Using a variety of animals from hamsters and fish to dogs and horses, animal-assisted therapy provides an opportunity for boys to give and receive unconditional acceptance and love. Animals ignite warmth in even the most withdrawn boy, putting him at ease and increasing his willingness to reach out and take risks without fear. Boys learn about proper care, handling, feeding and health care of animals. They also learn to have compassion, gentleness and respect for animals, other people and themselves.
New Leash on Life
At the forefront of animal therapy is the “New Leash On Life” (NLOL) program, which matches a CBRYC boy with a dog from an area animal shelter. Over the course of the 10-week session, the boy is required to provide his dog with proper care and training, eventually preparing the dog to be adopted by a new family. Since 1997, NLOL has enrolled more than 175 boys and 180 dogs, has been the subject of formal university research, and has been featured by such national news media as NBC Nightly News and The Discovery Channel’s Animal Planet. See our adoptable dogs!

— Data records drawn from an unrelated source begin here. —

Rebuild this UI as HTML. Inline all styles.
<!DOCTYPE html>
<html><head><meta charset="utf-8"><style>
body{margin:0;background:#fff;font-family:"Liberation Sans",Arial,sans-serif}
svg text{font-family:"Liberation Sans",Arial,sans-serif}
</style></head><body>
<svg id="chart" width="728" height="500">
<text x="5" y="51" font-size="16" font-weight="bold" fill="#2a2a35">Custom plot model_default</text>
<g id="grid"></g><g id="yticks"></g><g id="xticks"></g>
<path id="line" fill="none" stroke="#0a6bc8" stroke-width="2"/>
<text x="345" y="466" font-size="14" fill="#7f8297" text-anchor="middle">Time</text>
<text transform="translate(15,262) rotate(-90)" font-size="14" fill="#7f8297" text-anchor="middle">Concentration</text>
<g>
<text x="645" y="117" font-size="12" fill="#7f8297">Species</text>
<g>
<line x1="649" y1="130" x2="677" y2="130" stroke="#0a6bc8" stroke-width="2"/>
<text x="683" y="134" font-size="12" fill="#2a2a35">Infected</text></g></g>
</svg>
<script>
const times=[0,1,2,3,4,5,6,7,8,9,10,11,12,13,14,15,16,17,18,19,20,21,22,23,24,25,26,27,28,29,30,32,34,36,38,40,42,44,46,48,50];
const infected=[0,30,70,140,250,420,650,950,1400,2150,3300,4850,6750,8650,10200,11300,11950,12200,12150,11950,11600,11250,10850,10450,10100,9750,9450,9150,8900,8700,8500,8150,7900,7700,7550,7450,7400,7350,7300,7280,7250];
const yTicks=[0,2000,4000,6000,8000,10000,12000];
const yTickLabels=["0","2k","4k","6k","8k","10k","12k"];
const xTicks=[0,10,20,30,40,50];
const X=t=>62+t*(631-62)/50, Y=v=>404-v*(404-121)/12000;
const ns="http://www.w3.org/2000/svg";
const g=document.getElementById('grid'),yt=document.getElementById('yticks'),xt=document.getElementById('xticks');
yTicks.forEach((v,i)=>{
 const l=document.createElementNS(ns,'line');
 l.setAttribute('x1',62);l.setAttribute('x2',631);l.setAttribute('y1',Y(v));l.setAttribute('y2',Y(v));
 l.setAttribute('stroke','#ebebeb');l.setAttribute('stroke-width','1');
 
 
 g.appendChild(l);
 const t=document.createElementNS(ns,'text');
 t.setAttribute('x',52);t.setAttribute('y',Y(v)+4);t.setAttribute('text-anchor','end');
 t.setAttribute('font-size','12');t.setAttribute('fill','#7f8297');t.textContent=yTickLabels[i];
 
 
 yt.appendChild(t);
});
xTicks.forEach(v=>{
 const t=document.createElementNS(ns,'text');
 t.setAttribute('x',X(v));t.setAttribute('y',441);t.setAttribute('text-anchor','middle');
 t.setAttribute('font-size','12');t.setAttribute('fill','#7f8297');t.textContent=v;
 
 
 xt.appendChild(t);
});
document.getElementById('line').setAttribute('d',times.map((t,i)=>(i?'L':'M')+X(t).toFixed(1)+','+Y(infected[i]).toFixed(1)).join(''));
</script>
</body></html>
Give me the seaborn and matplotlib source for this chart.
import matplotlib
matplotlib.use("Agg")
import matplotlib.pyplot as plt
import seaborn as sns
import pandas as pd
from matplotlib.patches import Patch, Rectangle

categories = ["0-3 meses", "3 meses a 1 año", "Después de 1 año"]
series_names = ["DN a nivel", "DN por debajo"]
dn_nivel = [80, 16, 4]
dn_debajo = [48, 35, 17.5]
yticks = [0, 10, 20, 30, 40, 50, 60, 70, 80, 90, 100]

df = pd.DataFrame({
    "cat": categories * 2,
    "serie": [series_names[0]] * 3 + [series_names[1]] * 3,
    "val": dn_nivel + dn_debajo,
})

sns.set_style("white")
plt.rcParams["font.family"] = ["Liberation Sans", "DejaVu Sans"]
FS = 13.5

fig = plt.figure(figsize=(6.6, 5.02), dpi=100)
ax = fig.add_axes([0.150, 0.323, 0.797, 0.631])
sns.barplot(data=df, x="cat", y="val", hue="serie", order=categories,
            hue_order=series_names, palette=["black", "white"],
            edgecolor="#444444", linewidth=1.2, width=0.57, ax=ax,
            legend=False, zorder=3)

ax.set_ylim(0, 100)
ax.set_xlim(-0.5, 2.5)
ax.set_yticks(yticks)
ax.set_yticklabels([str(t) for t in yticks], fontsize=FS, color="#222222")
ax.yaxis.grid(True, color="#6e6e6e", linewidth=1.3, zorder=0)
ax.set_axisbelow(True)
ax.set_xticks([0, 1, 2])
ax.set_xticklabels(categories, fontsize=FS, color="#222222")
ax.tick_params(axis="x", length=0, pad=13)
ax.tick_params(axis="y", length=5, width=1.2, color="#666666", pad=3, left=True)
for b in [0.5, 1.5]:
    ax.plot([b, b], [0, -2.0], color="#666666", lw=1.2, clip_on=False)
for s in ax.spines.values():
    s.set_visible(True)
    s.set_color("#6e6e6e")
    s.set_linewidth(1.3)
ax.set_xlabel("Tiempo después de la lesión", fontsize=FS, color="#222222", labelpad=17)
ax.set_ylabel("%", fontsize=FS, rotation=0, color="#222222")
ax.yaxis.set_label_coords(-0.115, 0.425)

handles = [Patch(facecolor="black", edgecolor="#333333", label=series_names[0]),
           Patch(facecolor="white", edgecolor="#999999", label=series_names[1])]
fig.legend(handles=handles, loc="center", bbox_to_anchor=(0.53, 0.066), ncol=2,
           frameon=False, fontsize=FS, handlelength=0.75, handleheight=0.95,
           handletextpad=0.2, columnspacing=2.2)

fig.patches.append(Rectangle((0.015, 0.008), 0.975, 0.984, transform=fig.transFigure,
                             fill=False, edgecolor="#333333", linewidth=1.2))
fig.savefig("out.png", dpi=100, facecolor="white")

The horsemanship program spans a broad range of activities: chores, grooming, riding, training, showing, health and nutrition. Besides the fundamentals of horsemanship, boys learn the essential nature of teamwork and self-control. The horsemanship program is accredited by the North American Handicapped Riding Association (NARHA). The Horsemanship Program has been featured by numerous national news media, including PBS’ The Nature Series.

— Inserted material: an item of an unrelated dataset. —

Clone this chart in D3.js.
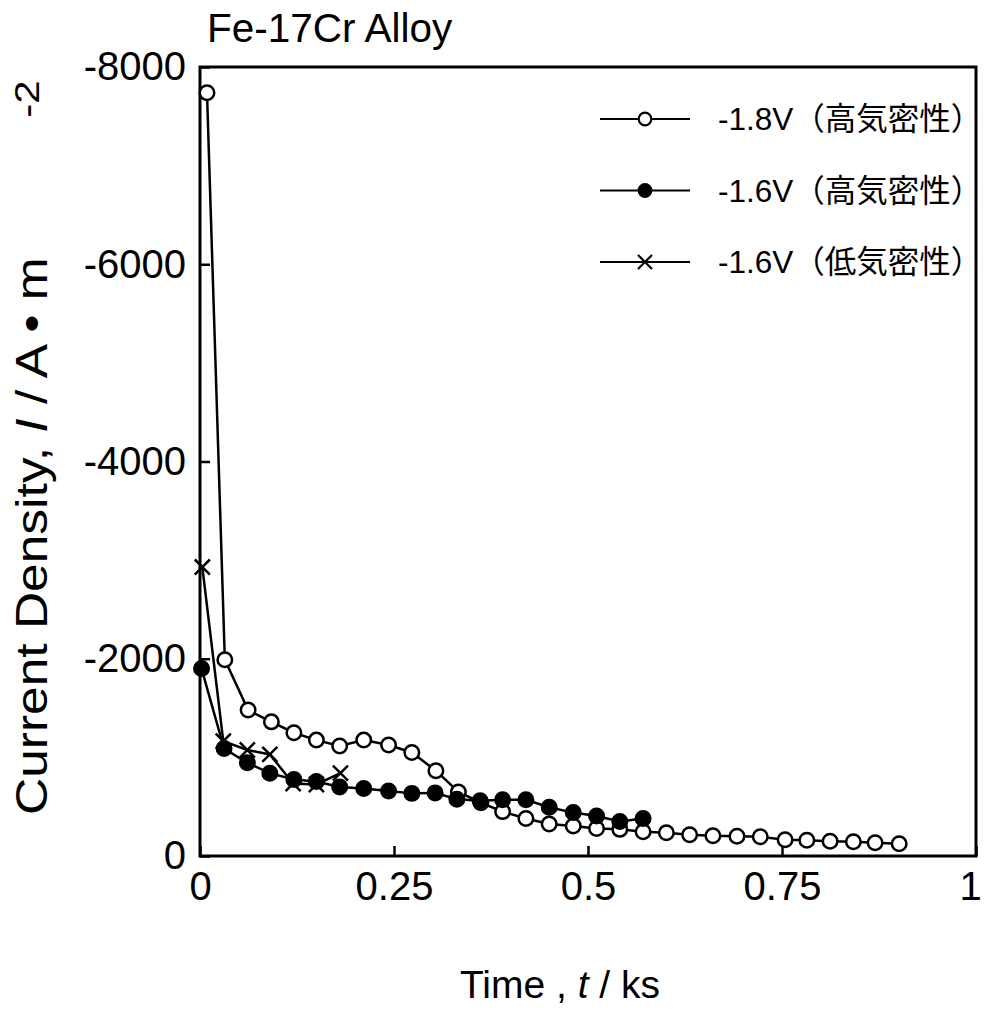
<!DOCTYPE html>
<html>
<head>
<meta charset="utf-8">
<script src="https://cdn.jsdelivr.net/npm/d3@7"></script>
<style>
body { margin: 0; background: #fff; }
text { font-family: "Liberation Sans", Arial, "Noto Sans CJK JP", sans-serif; fill: #000; }
</style>
</head>
<body>
<div id="svg-holder"></div>
<script>
// -1.8V (high airtightness), time in ks, current density in A/m2
let time18 = [0.009, 0.032, 0.062, 0.092, 0.121, 0.150, 0.180, 0.211, 0.243, 0.273, 0.304, 0.333,
    0.362, 0.390, 0.420, 0.450, 0.481, 0.511, 0.541, 0.571, 0.601, 0.631, 0.661, 0.692, 0.722,
    0.754, 0.782, 0.812, 0.842, 0.870, 0.901]
let cur18 = [-7740, -1990, -1480, -1360, -1250, -1175, -1115, -1175, -1125, -1050, -865, -650,
    -540, -450, -380, -325, -305, -280, -270, -245, -235, -215, -205, -200, -195,
    -165, -160, -150, -145, -135, -125]

// -1.6V (high airtightness)
let time16h = [0.002, 0.031, 0.061, 0.090, 0.121, 0.150, 0.180, 0.211, 0.243, 0.273, 0.303, 0.331,
    0.361, 0.390, 0.420, 0.450, 0.481, 0.511, 0.541, 0.571]
let cur16h = [-1900, -1090, -945, -840, -775, -755, -700, -685, -660, -635, -640, -575,
    -560, -570, -570, -495, -440, -405, -350, -380]

// -1.6V (low airtightness)
let time16l = [0.003, 0.030, 0.061, 0.090, 0.120, 0.150, 0.181]
let cur16l = [-2930, -1165, -1075, -1030, -735, -725, -840]

let xTicks = [0, 0.25, 0.5, 0.75, 1]
let yTicks = [0, -2000, -4000, -6000, -8000]
let legendLabels = ["-1.8V（高気密性）", "-1.6V（高気密性）", "-1.6V（低気密性）"]
let seriesKeys = ["open", "filled", "cross"]

let series = [
    {key: "open", pts: time18.map((t, i) => ({t: t, v: cur18[i]}))},
    {key: "filled", pts: time16h.map((t, i) => ({t: t, v: cur16h[i]}))},
    {key: "cross", pts: time16l.map((t, i) => ({t: t, v: cur16l[i]}))}
]

let width = 985,
    height = 1011

let svg = d3.select("#svg-holder").append("svg")
    .attr("width", width)
    .attr("height", height)

let x = d3.scaleLinear()
    .domain([0, 1])
    .range([200, 976])

let y = d3.scaleLinear()
    .domain([0, -8000])
    .range([856, 67])

let shape = d3.scaleOrdinal()
    .domain(seriesKeys)
    .range([d3.symbolCircle, d3.symbolCircle, d3.symbolTimes])

let symSize = d => d === "cross" ? 150 : 165

// axes with inward ticks
svg.append("g")
    .attr("transform", "translate(0,856)")
    .call(d3.axisBottom(x).tickValues(xTicks).tickSize(-10).tickPadding(16).tickFormat(d => String(d)))
svg.append("g")
    .attr("transform", "translate(200,0)")
    .call(d3.axisLeft(y).tickValues(yTicks).tickSize(-10).tickPadding(14).tickFormat(d => String(d)))

svg.selectAll(".domain").remove()
svg.selectAll(".tick line").attr("stroke", "#000").attr("stroke-width", 2.5)
svg.selectAll(".tick text")
    .attr("font-family", null)
    .attr("font-size", 40)

// last x label sits on the right border, pull it in a bit
svg.selectAll(".tick text").filter(d => d === 1).attr("dx", -6)

// frame
svg.append("rect")
    .attr("x", x(0))
    .attr("y", y(-8000))
    .attr("width", x(1) - x(0))
    .attr("height", y(0) - y(-8000))
    .attr("fill", "none")
    .attr("stroke", "#000")
    .attr("stroke-width", 3)

let line = d3.line()
    .x(d => x(d.t))
    .y(d => y(d.v))

svg.append("g")
    .selectAll("path")
    .data(series)
    .enter()
    .append("path")
        .attr("d", d => line(d.pts))
        .attr("fill", "none")
        .attr("stroke", "#000")
        .attr("stroke-width", 2.5)

series.forEach(s => {
    svg.append("g")
        .selectAll("path")
        .data(s.pts)
        .enter()
        .append("path")
            .attr("transform", d => `translate(${x(d.t)},${y(d.v)})`)
            .attr("d", d3.symbol().type(shape(s.key)).size(symSize(s.key)))
            .attr("fill", s.key === "open" ? "#fff" : (s.key === "filled" ? "#000" : "none"))
            .attr("stroke", "#000")
            .attr("stroke-width", 2.5)
})

// legend
let legend = svg.append("g")
    .selectAll("g")
    .data(seriesKeys)
    .enter()
    .append("g")
        .attr("transform", (d, i) => `translate(600,${119 + i * 71.5})`)

legend.append("line")
    .attr("x1", 0)
    .attr("x2", 90)
    .attr("stroke", "#000")
    .attr("stroke-width", 2.2)

legend.append("path")
    .attr("transform", "translate(45,0)")
    .attr("d", d => d3.symbol().type(shape(d)).size(d === "cross" ? 130 : 125)())
    .attr("fill", d => d === "open" ? "#fff" : (d === "filled" ? "#000" : "none"))
    .attr("stroke", "#000")
    .attr("stroke-width", 2.2)

legend.append("text")
    .attr("x", 118)
    .attr("dy", "0.36em")
    .attr("font-size", 31.5)
    .text((d, i) => legendLabels[i])

// title
svg.append("text")
    .attr("x", 207)
    .attr("y", 42)
    .attr("font-size", 40.5)
    .text("Fe-17Cr Alloy")

// x axis title
let xt = svg.append("text")
    .attr("x", 560)
    .attr("y", 998)
    .attr("text-anchor", "middle")
    .attr("font-size", 39)
xt.append("tspan").text("Time , ")
xt.append("tspan").attr("font-style", "italic").text("t")
xt.append("tspan").text(" / ks")

// y axis title, the original face runs a little wide
let yt = svg.append("text")
    .attr("transform", "translate(47,815) rotate(-90) scale(1.17,1)")
    .attr("font-size", 44)
yt.append("tspan").text("Current Density, ")
yt.append("tspan").attr("font-style", "italic").text("I")
yt.append("tspan").text(" / A • m")
yt.append("tspan").attr("x", 596).attr("dy", -8).attr("font-size", 36).text("-2")
</script>
</body>
</html>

Through CBRYC's small-animal therapy, boys work with a variety of creatures, including sheep, llamas, dogs, cats, ferrets, guinea pigs, rabbits, chinchillas, birds, sugar gliders, reptiles and fish. They research the physiology and environment of the animals, and the boys take responsibility for their feeding, grooming and overall care.
Through working with these smaller creatures, boys understand the fragility of life. They learn to control their aggression, curb their tempers and acquire gentility. They realize that violence, to which many of them have become accustomed, is not a healthy way to communicate and that living creatures, animal or mankind, respond positively to a loving touch. For some of the youth, it is the first time they have experienced a healthy relationship with another living being. The non-threatening nature of the animals also helps youth tolerate more threatening stimuli, such as exploring their painful pasts.

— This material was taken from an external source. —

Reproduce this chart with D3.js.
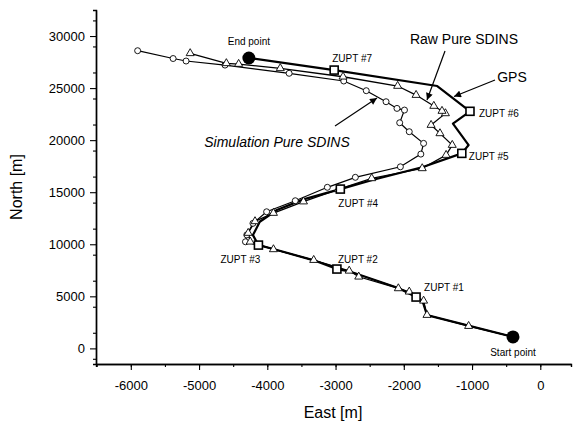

Members of CBRYC's 4-H program undertake individual projects involving horses, cattle, rabbits, sheep, llamas and crafts, which they may enter in local, county and state fairs. As a result, the boys learn leadership, responsibility and social skills while having fun.
The Cattle Program educates youth about livestock, range management and agri-business. It also teaches responsibility and leadership, promoting cooperation, optimism and hard work.